*Given problem*. Copy the lines holding the word "this", all of them.

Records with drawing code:
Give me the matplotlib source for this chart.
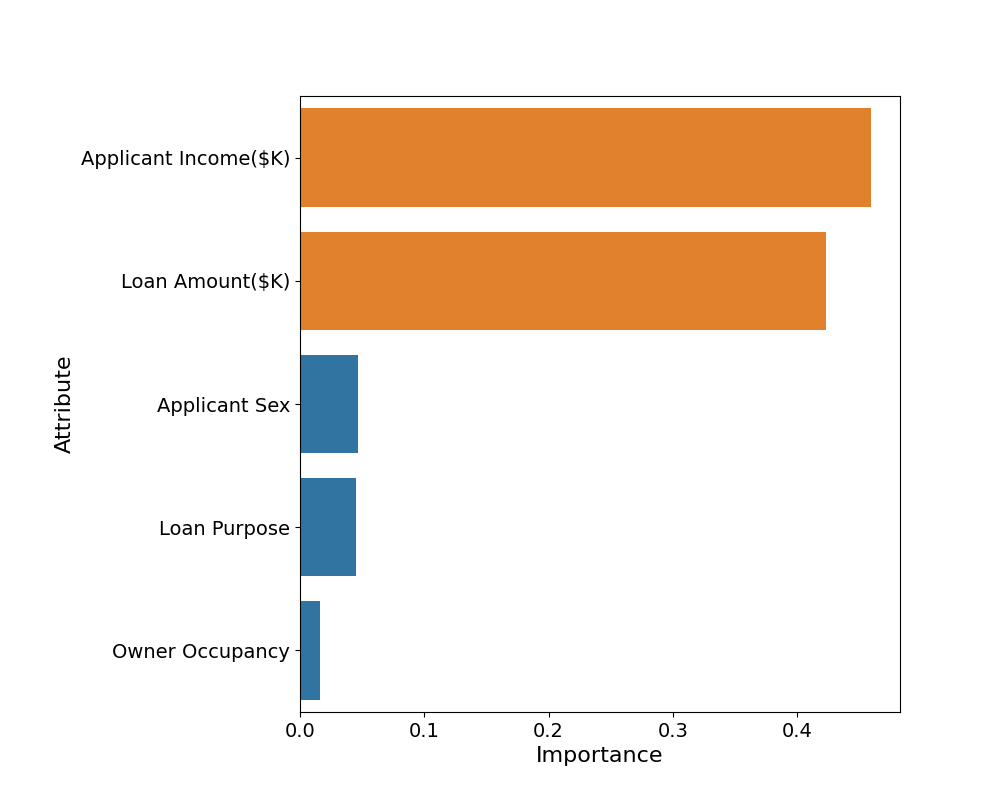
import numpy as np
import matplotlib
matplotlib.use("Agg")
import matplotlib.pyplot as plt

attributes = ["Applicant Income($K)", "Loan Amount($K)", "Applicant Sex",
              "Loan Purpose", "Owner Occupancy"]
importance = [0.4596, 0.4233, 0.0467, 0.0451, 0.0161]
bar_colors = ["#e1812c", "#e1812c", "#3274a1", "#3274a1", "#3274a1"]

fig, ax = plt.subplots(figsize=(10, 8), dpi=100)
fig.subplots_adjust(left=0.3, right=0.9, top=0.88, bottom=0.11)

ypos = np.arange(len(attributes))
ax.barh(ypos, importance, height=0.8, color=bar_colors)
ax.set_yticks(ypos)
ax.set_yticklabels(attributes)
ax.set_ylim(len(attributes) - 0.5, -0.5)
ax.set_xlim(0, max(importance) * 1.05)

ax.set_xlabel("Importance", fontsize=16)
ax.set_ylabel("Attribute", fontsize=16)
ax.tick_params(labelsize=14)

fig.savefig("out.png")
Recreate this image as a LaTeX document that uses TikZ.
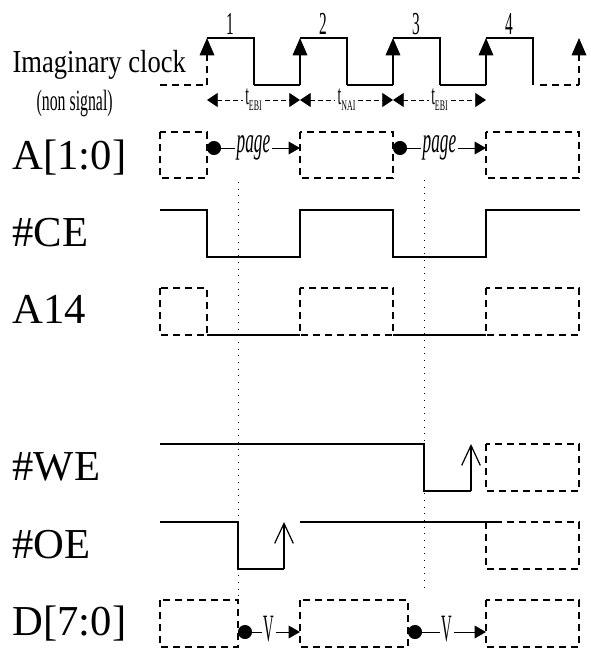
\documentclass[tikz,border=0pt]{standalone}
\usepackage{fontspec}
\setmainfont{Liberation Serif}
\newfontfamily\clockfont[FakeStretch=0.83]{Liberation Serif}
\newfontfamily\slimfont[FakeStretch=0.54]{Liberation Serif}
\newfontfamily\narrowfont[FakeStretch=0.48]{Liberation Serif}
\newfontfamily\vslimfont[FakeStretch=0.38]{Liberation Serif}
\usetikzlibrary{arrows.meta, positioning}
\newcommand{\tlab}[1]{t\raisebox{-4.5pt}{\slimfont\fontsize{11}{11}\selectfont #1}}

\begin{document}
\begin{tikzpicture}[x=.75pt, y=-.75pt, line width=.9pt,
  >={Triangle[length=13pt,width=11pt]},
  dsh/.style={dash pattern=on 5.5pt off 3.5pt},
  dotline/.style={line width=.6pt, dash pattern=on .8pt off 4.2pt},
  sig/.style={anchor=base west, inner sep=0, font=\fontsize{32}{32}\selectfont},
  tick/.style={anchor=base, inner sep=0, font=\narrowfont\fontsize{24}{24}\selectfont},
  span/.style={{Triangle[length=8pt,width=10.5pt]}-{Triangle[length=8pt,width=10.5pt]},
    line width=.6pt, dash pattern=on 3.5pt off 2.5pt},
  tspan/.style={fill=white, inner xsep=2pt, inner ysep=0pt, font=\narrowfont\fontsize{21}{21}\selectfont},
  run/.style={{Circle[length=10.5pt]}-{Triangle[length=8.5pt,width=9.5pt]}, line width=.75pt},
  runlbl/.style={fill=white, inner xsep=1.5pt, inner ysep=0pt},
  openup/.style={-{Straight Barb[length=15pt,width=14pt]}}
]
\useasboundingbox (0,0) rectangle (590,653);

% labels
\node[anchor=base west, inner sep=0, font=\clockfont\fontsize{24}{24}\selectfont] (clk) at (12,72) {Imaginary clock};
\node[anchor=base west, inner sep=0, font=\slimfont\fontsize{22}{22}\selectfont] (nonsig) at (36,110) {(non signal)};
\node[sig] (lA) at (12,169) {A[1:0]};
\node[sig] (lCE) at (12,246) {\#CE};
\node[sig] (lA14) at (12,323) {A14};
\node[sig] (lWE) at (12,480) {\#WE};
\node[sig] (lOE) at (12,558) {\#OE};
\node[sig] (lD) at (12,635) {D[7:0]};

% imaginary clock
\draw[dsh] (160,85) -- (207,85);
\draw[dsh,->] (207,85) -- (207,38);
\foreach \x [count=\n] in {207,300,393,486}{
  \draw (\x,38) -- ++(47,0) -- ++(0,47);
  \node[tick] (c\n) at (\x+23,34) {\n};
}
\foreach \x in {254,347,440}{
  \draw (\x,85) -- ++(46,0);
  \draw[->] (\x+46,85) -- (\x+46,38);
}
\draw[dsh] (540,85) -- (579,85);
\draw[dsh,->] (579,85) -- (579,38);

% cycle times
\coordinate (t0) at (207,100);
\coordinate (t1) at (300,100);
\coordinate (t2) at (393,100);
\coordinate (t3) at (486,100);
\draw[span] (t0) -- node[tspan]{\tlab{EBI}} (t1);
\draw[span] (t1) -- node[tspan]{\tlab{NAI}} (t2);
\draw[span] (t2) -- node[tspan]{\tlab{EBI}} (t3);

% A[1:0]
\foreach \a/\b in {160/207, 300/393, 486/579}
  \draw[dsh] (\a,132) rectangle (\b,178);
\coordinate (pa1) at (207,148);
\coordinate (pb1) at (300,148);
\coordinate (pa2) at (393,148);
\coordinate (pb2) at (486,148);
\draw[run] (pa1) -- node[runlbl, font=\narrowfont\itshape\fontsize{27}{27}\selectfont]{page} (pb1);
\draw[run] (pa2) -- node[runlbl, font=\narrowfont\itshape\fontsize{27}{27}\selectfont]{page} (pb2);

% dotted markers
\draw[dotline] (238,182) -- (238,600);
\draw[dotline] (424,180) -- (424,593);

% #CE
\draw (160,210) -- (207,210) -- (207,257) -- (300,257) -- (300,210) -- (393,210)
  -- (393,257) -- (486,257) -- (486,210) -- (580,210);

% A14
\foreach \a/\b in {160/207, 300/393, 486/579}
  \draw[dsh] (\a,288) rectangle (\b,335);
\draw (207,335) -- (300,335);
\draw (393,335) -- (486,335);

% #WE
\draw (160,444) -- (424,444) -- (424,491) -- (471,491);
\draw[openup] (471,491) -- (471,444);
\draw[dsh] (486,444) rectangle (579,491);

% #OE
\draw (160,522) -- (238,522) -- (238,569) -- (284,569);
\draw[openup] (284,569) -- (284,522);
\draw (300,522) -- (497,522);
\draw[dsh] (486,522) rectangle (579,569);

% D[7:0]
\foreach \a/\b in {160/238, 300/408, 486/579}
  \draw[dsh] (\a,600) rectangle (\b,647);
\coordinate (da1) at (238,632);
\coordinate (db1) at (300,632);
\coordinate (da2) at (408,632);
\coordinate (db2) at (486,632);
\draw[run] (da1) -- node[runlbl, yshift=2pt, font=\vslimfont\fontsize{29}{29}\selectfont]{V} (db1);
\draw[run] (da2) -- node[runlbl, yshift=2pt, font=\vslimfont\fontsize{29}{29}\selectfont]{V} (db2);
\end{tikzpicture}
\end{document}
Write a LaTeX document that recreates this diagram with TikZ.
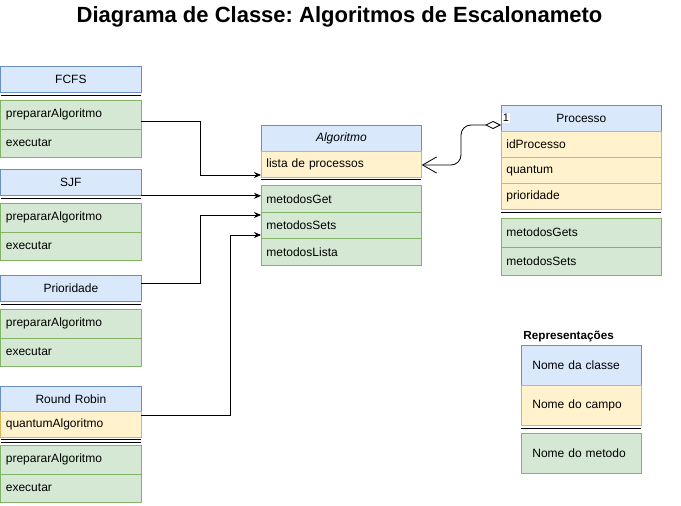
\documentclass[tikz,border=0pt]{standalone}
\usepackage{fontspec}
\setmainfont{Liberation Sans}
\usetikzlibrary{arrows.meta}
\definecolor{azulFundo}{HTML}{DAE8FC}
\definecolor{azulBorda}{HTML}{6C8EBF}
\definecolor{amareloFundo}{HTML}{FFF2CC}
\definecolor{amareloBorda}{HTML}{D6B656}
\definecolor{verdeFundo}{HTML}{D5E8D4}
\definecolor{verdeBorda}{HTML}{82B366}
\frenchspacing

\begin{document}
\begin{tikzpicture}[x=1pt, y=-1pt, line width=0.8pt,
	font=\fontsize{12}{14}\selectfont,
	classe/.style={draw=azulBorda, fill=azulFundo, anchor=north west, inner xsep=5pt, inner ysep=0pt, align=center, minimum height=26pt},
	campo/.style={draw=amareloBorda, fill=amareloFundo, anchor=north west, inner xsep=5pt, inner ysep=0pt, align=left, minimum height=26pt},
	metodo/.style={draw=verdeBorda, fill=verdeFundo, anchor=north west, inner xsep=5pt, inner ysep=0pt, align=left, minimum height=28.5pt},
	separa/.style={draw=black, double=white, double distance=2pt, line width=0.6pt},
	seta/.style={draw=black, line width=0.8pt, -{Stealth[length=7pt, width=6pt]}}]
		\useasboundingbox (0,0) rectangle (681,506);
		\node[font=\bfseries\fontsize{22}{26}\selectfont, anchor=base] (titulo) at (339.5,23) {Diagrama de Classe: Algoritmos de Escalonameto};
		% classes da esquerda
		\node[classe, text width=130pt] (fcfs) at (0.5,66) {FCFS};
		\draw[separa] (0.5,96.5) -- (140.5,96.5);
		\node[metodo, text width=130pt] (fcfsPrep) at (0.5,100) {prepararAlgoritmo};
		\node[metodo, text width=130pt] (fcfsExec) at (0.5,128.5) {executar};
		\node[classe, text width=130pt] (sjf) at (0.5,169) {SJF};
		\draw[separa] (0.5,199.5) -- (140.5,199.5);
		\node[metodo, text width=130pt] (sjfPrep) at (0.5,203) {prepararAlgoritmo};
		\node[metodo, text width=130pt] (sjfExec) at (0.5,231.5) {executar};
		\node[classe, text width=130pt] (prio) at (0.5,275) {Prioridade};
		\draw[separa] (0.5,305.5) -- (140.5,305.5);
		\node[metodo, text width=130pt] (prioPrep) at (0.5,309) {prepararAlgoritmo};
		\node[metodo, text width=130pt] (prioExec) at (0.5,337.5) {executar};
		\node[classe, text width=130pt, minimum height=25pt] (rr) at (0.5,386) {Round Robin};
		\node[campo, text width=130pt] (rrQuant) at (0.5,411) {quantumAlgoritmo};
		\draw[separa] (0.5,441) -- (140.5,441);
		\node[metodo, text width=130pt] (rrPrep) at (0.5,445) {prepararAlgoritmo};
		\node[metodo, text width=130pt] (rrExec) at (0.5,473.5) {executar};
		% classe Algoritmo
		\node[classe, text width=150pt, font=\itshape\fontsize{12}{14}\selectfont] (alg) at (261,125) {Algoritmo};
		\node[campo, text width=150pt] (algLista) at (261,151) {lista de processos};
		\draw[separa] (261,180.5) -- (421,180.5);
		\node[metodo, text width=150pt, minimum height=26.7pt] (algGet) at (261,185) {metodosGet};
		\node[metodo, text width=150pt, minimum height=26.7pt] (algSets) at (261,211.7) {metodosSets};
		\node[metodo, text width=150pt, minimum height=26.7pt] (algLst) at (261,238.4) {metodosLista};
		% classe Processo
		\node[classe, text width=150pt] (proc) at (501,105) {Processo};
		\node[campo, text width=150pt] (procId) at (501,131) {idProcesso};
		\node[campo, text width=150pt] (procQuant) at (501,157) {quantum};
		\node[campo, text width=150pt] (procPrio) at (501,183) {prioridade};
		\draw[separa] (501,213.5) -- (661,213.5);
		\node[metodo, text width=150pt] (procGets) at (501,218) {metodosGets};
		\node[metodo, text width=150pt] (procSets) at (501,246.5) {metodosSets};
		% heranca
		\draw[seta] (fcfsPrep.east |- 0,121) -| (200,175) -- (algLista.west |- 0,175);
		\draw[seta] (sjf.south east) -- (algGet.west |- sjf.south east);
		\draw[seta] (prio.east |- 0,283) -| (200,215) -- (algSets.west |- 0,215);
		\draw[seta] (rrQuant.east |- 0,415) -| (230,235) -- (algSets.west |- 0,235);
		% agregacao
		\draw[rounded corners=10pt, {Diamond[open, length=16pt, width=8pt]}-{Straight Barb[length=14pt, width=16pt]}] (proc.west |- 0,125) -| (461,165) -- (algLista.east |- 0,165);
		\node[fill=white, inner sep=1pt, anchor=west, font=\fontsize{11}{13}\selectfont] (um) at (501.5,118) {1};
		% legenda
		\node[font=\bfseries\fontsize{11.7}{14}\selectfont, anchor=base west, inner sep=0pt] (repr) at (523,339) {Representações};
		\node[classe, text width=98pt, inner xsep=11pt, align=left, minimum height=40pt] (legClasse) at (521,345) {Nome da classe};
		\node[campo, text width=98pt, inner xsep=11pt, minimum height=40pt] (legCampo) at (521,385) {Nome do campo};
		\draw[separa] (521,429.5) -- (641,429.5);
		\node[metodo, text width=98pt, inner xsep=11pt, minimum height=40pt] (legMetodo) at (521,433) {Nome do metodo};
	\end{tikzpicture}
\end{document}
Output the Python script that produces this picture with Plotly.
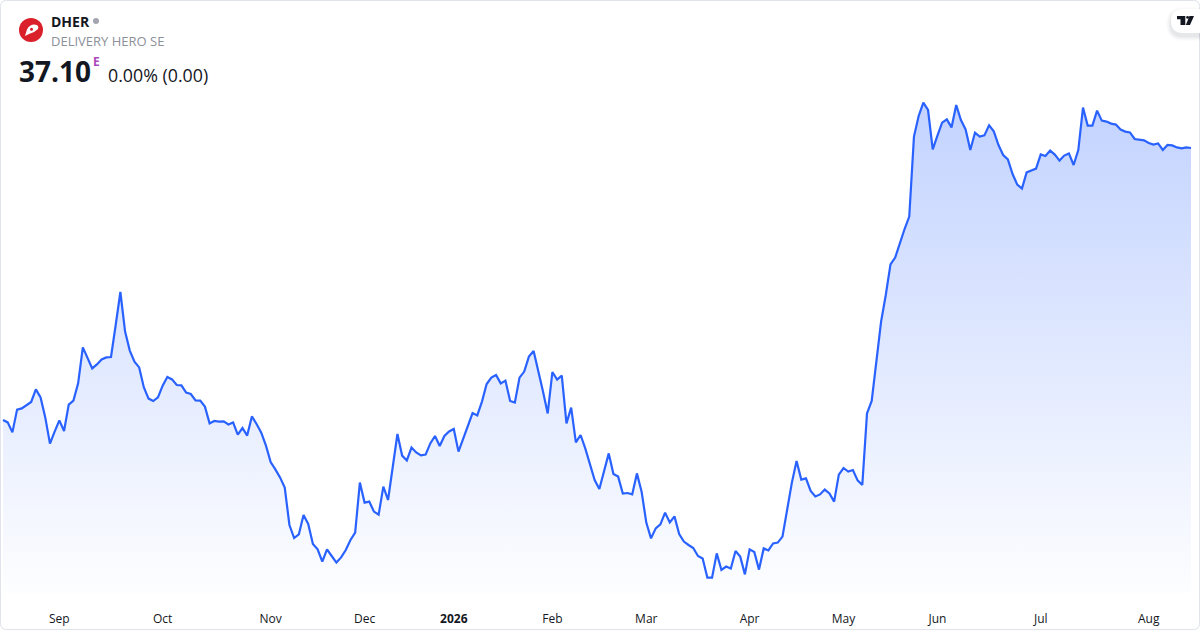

*Exercise response*.
Give me the matplotlib source for this chart.
Recreate this image as a LaTeX document that uses TikZ.
Write a LaTeX document that recreates this diagram with TikZ.
Output the Python script that produces this picture with Plotly.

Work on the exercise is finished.